FORTUNATELY for the Cornell Era, the Advocate and Crimson appear on alternate Fridays, else the Era would lose the chance of exhibiting its want of manliness and manners more than once a fortnight.
THE Yale Lit for April is far superior to our other exchanges, and seems to be an interesting and highly creditable publication. Our high opinion of its merits, however, may be owing to our having taken immediately before it a large dose of other college papers. The prize oration on Carlyle is certainly original and thoughtful, though we cannot commend its style. The editors of the Lit. should be careful about quotations. Horace and Coleridge both suffer in this number.
WE owe an apology to the Courant. Next time it appears to make a blunder, we shall understand that it is "roughing" the Record. We had no intentions of interfering in a family quarrel, - that is, a family joke. We hope the Courant's ungallant remarks on "wanton exhibitions of feminine levity and frivolity" (i. e. young ladies' talking in the Library) are also a joke but they sound rather too serious to be quite polite.
THE Williams Athenoeum has a new board of editors, who set forth a very sensible credo on the objects of a college journal.
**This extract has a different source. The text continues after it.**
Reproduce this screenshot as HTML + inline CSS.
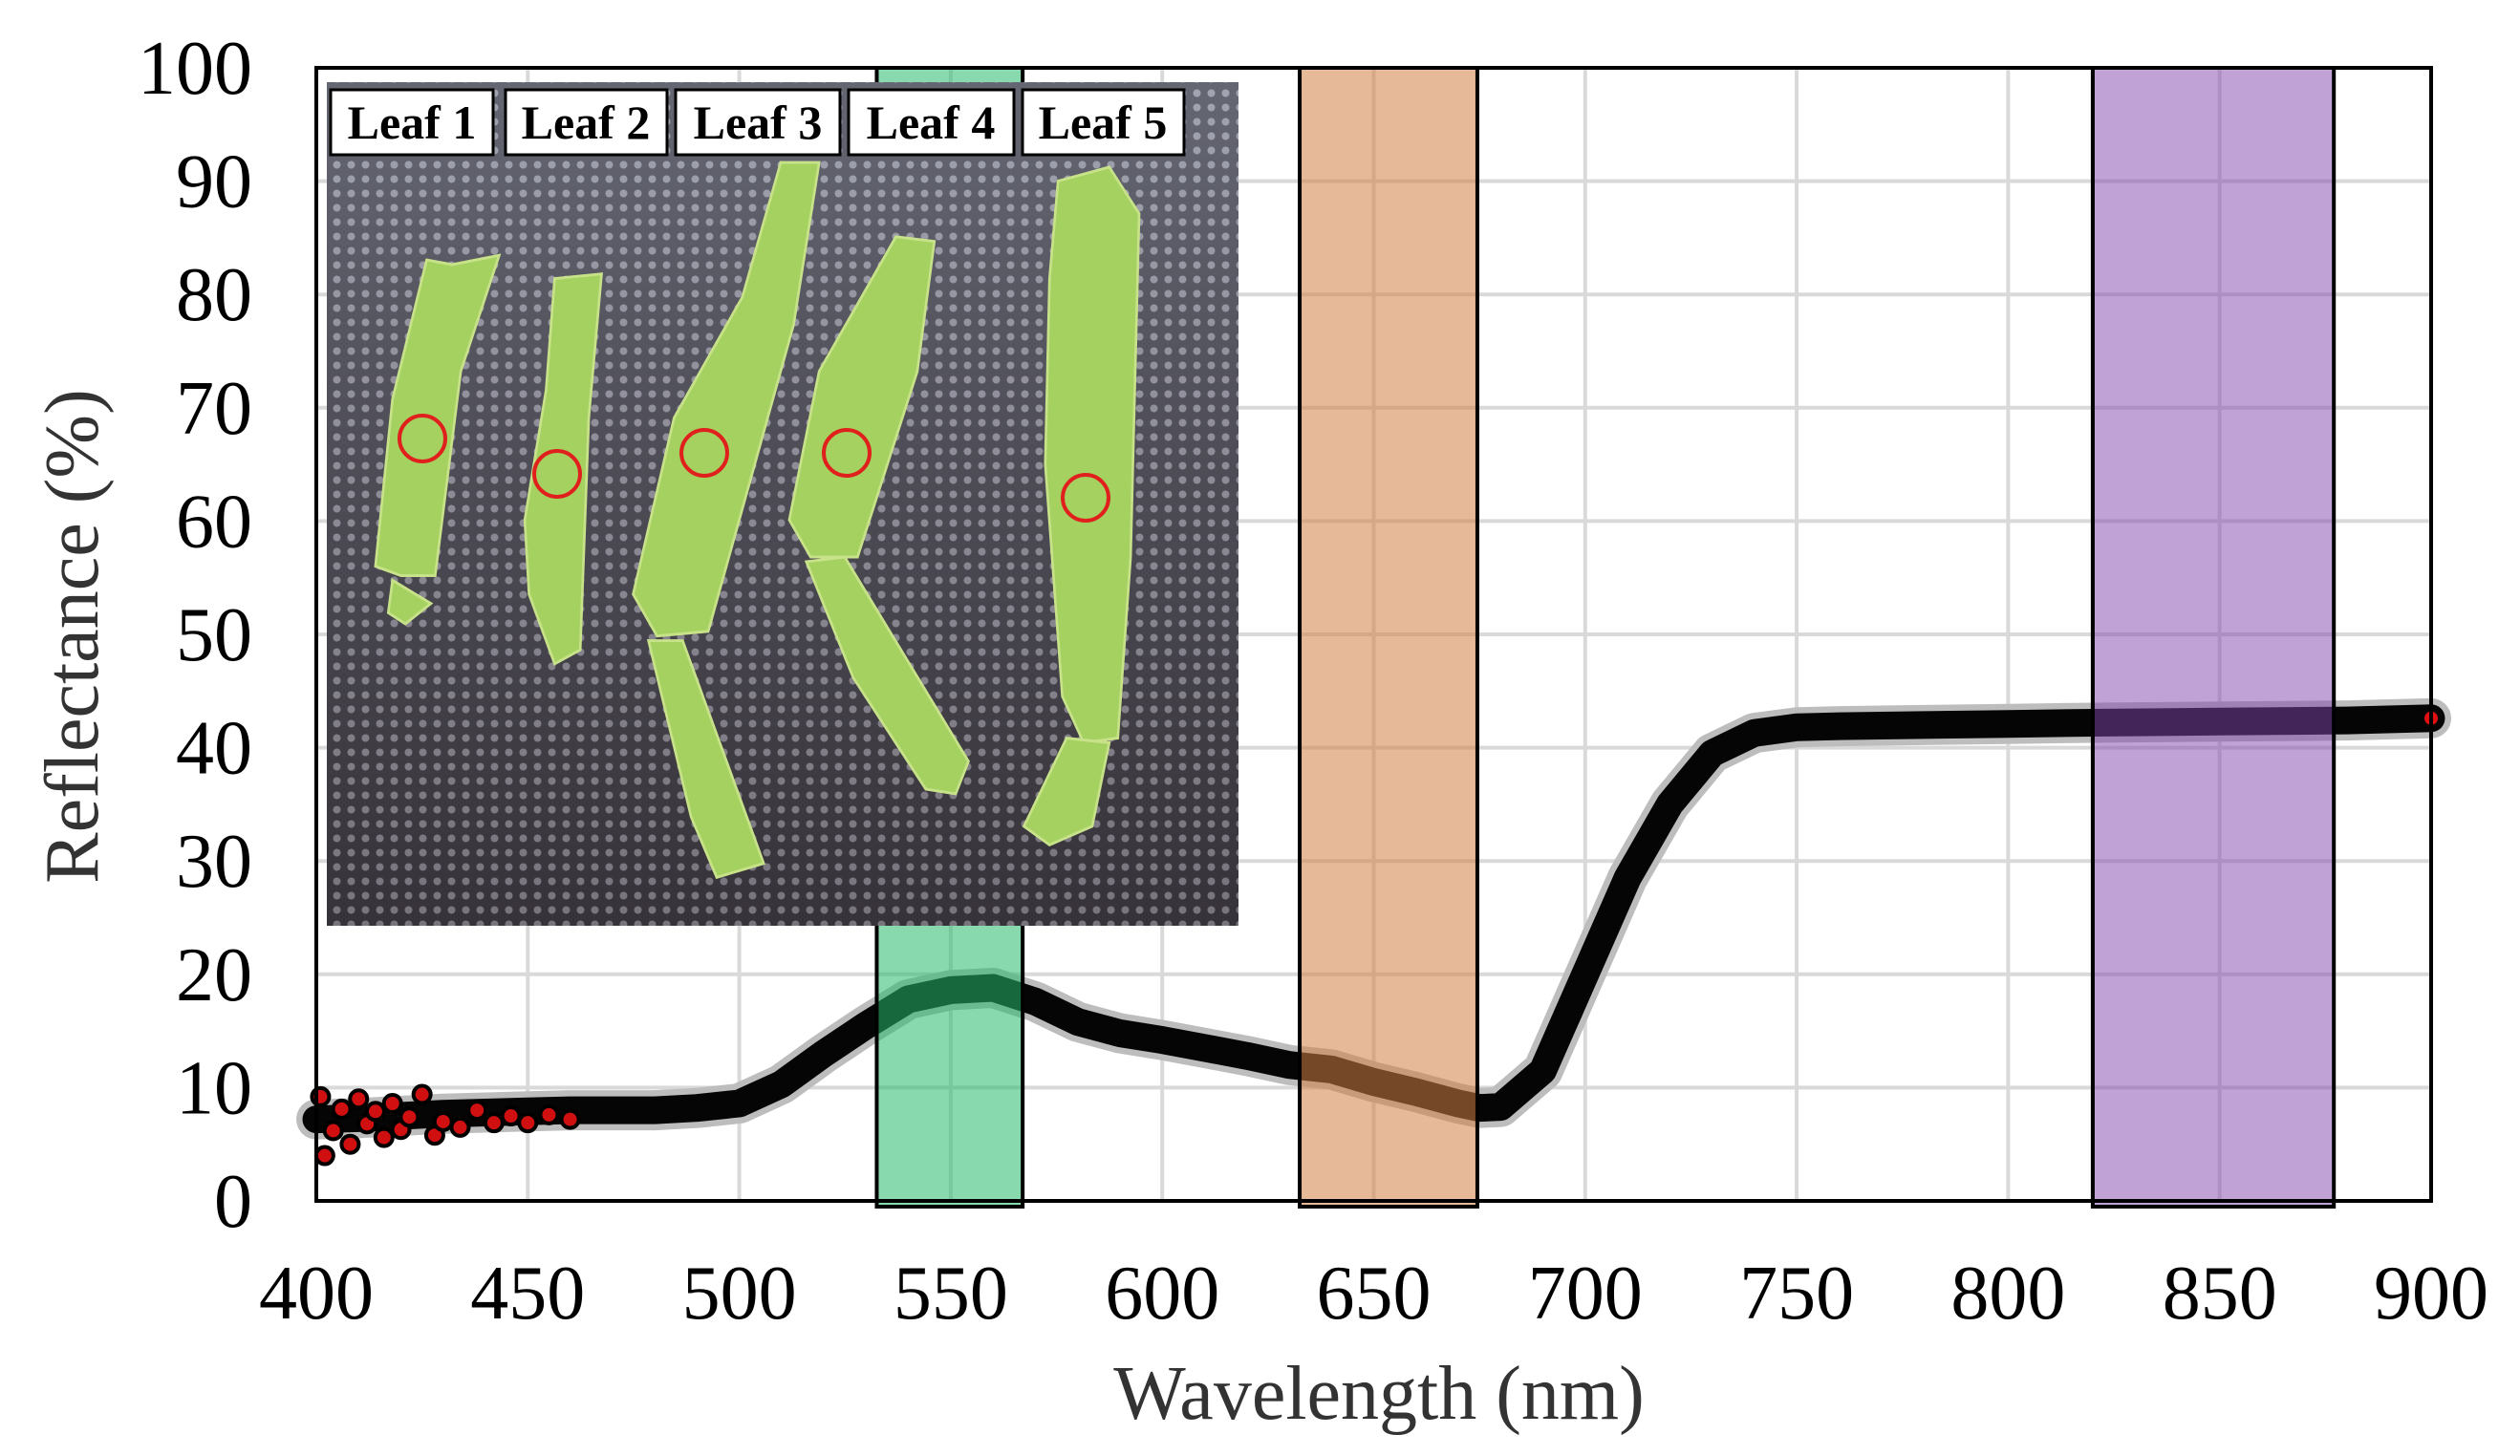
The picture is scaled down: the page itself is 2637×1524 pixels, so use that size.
<!DOCTYPE html>
<html><head><meta charset="utf-8"><style>
html,body{margin:0;padding:0;background:#fff;}
svg{display:block;font-family:"Liberation Serif",serif;}
</style></head><body>
<svg id="chart" width="2637" height="1524" viewBox="0 0 2637 1524" xmlns="http://www.w3.org/2000/svg">
<defs>
<pattern id="dots" width="15" height="15" patternUnits="userSpaceOnUse">
<rect width="15" height="15" fill="#3c3c46"/>
<circle cx="7.5" cy="7.5" r="4" fill="#9a9aa6"/>
</pattern>
<linearGradient id="shade" x1="0" y1="0" x2="0" y2="1">
<stop offset="0" stop-color="#b0b6c6" stop-opacity="0.35"/>
<stop offset="1" stop-color="#2a1c1c" stop-opacity="0.3"/>
</linearGradient>
</defs>
<g id="grid"></g>
<g id="series"></g>
<g id="bands"></g>
<g id="inset">
<rect x="342" y="86" width="954" height="883" fill="url(#dots)"/>
<rect x="342" y="86" width="954" height="883" fill="url(#shade)"/>
<g transform="scale(0.8929,0.9718)" fill="#a4d160" stroke="#c8e28a" stroke-width="3">
<polygon points="500,280 530,285 585,275 540,400 510,620 470,620 440,610 460,430"/>
<polygon points="460,625 505,650 475,672 455,660"/>
<polygon points="650,300 705,295 690,450 680,700 650,715 620,640 615,560 640,420"/>
<polygon points="915,175 960,175 930,350 830,680 770,685 742,640 790,450 870,320"/>
<polygon points="760,690 800,690 895,930 840,945 810,880"/>
<polygon points="1050,255 1095,260 1075,400 1005,600 950,600 925,560 960,400"/>
<polygon points="945,605 990,600 1135,820 1120,855 1085,850 1000,730"/>
<polygon points="1240,195 1300,180 1335,230 1325,600 1310,795 1270,800 1245,750 1225,500 1230,300"/>
<polygon points="1250,795 1300,800 1280,890 1230,910 1200,890"/>
</g>
<g fill="none" stroke="#e0201c" stroke-width="4">
<circle cx="442" cy="459" r="24"/>
<circle cx="583" cy="496" r="24"/>
<circle cx="737" cy="474" r="24"/>
<circle cx="886" cy="474" r="24"/>
<circle cx="1136" cy="521" r="24"/>
</g>
<g font-weight="bold" font-size="50" text-anchor="middle" fill="#000">
<rect x="346" y="94" width="170" height="68" fill="#fff" stroke="#000" stroke-width="3"/>
<text x="431" y="145">Leaf 1</text>
<rect x="529" y="94" width="169" height="68" fill="#fff" stroke="#000" stroke-width="3"/>
<text x="613" y="145">Leaf 2</text>
<rect x="707" y="94" width="172" height="68" fill="#fff" stroke="#000" stroke-width="3"/>
<text x="793" y="145">Leaf 3</text>
<rect x="888" y="94" width="173" height="68" fill="#fff" stroke="#000" stroke-width="3"/>
<text x="974" y="145">Leaf 4</text>
<rect x="1070" y="94" width="169" height="68" fill="#fff" stroke="#000" stroke-width="3"/>
<text x="1154" y="145">Leaf 5</text>
</g>
</g>
<rect x="331" y="71" width="2213" height="1186" fill="none" stroke="#000" stroke-width="4"/>
<g id="axes"></g>
</svg>
<script>
const wavelengths = [400,410,420,430,440,450,460,470,480,490,500,510,520,530,540,550,560,570,580,590,600,610,620,630,640,650,660,670,675,680,690,700,710,720,730,740,750,760,780,800,820,850,880,900];
const reflectance = [7.2,7.3,7.5,7.7,7.8,7.9,8.0,8.0,8.0,8.2,8.6,10.3,13.0,15.5,17.8,18.6,18.8,17.6,15.8,14.8,14.2,13.5,12.8,12.0,11.6,10.5,9.6,8.6,8.2,8.3,11.5,20.0,28.5,35.0,39.5,41.3,41.8,41.9,42.0,42.1,42.2,42.3,42.4,42.6];
const noiseWl = [401,402,404,406,408,410,412,414,416,418,420,422,425,428,430,434,438,442,446,450,455,460];
const noiseVal = [9.2,4.0,6.2,8.1,5.0,9.0,6.8,7.9,5.6,8.6,6.3,7.4,9.4,5.8,7.0,6.5,8.0,6.9,7.5,6.9,7.6,7.2];
const bandStart = [532.5,632.5,820];
const bandEnd = [567,674.5,877];
const bandColors = ['rgba(40,185,110,0.55)','rgba(210,130,70,0.55)','rgba(130,70,175,0.5)'];
const bandNames = ['green-band','red-band','nir-band'];
const xTicks = [400,450,500,550,600,650,700,750,800,850,900];
const yTicks = [0,10,20,30,40,50,60,70,80,90,100];

const X0=331,X1=2544,Y0=1257,Y1=71;
const xs = v => X0 + (v-400)/500*(X1-X0);
const ys = v => Y0 - v/100*(Y0-Y1);
const NS='http://www.w3.org/2000/svg';
function mk(tag, parent){const e=document.createElementNS(NS,tag);parent.appendChild(e);return e;}

const grid=document.getElementById('grid');
xTicks.forEach(t=>{const l=mk('line',grid);


l.setAttribute('x1',xs(t));l.setAttribute('x2',xs(t));l.setAttribute('y1',Y1);l.setAttribute('y2',Y0);l.setAttribute('stroke','#d9d9d9');l.setAttribute('stroke-width','4');});
yTicks.forEach(t=>{const l=mk('line',grid);


l.setAttribute('x1',X0);l.setAttribute('x2',X1);l.setAttribute('y1',ys(t));l.setAttribute('y2',ys(t));l.setAttribute('stroke','#d9d9d9');l.setAttribute('stroke-width','4');});

const ser=document.getElementById('series');
const pts=wavelengths.map((w,i)=>xs(w).toFixed(1)+','+ys(reflectance[i]).toFixed(1)).join(' ');
const halo=mk('polyline',ser);


halo.setAttribute('points',pts);halo.setAttribute('fill','none');halo.setAttribute('stroke','#bdbdbd');halo.setAttribute('stroke-width','42');halo.setAttribute('stroke-linejoin','round');halo.setAttribute('stroke-linecap','round');
const line=mk('polyline',ser);


line.setAttribute('points',pts);line.setAttribute('fill','none');line.setAttribute('stroke','#050505');line.setAttribute('stroke-width','29');line.setAttribute('stroke-linejoin','round');line.setAttribute('stroke-linecap','round');
noiseWl.forEach((w,i)=>{const c=mk('circle',ser);


c.setAttribute('cx',xs(w));c.setAttribute('cy',ys(noiseVal[i]));c.setAttribute('r','9');c.setAttribute('fill','#d01010');c.setAttribute('stroke','#000');c.setAttribute('stroke-width','4');});
const endDot=mk('circle',ser);


endDot.setAttribute('cx',xs(900));endDot.setAttribute('cy',ys(42.6));endDot.setAttribute('r','7');endDot.setAttribute('fill','#e01010');

const bands=document.getElementById('bands');
bandStart.forEach((s,i)=>{const r=mk('rect',bands);


r.setAttribute('x',xs(s));r.setAttribute('y',Y1);r.setAttribute('width',xs(bandEnd[i])-xs(s));r.setAttribute('height',Y0-Y1+6);
r.setAttribute('fill',bandColors[i]);r.setAttribute('stroke','#000');r.setAttribute('stroke-width','4');});

const ax=document.getElementById('axes');
xTicks.forEach(t=>{const tx=mk('text',ax);


tx.setAttribute('x',xs(t));tx.setAttribute('y',1380);tx.setAttribute('font-size','80');tx.setAttribute('text-anchor','middle');tx.textContent=t;});
yTicks.forEach(t=>{const tx=mk('text',ax);


tx.setAttribute('x',264);tx.setAttribute('y',ys(t)+27);tx.setAttribute('font-size','80');tx.setAttribute('text-anchor','end');tx.textContent=t;});
const xt=mk('text',ax);


xt.setAttribute('x',1443);xt.setAttribute('y',1485);xt.setAttribute('font-size','80');xt.setAttribute('text-anchor','middle');xt.setAttribute('fill','#333');xt.textContent='Wavelength (nm)';
const yt=mk('text',ax);


yt.setAttribute('transform','translate(102,666) rotate(-90)');yt.setAttribute('font-size','80');yt.setAttribute('text-anchor','middle');yt.setAttribute('fill','#333');yt.textContent='Reflectance (%)';
</script>
</body></html>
They believe that "literary articles" should "occupy only a subordinate place." Unfortunately we find in the same issue an oration four and a half columns long on the "Historical Awakening Culminating in the Reformation." The Athenoeum should take as its motto, "Video meliora proboque, Deteriora sequor." We must acknowledge, however, that the oration is worth publishing.
REFERRING to the Princeton-Harvard foot-ball game, the Princetonian says: "Owing to some misunderstanding on the part of the Harvard Foot-ball Directors, no one called for us, and we were consequently forced to find our own way out to Cambridge. But this apparent neglect was purely an oversight, as the after-treatment of our hosts most conclusively proved. Once in the company of these gentlemen, the time passed very quickly."
"SENIORS and Fourth-Years decided to help plaster the Second Church with ice-cream last Monday evening, by invitation of Mrs. Prof. White. The combined attractions of a Sociable, ice-cream, and staying out till nine o'clock, are enough to make any class benevolent. Of course the arrangement proved a success in all directions,"- Oberlin Review.
To plaster a church with ice-cream is indeed a novel style of decoration. Was it done inside or out? We presume outside, and that internal application was reserved for the "Seniors and Fourth-Years" themselves. We are glad to hear that the experiment of sitting up till nine o'clock after eating ice-cream was a success.
WE hope that the new editors of the Era will heed the warning contained in the title to the valedictory of the outgoing board, - "Morituri Salutamus."
LAMENTING the fact that the cities of Montpelier and St. Albans send so few students to college, the Montpelierian says: "We venture to say that the number could be counted on the fingers of one's hands, and then there would be enough left so he could eat in an emergency." If the Niagara Index should see this statement, it would try to prove that higher education tends to cannibalism as well as suicide. The Montpelierian gives the following charming picture: "Our campus, out of study hours, is covered with base-ball players and croquet matches, and our reverend Professors even join in the exercise."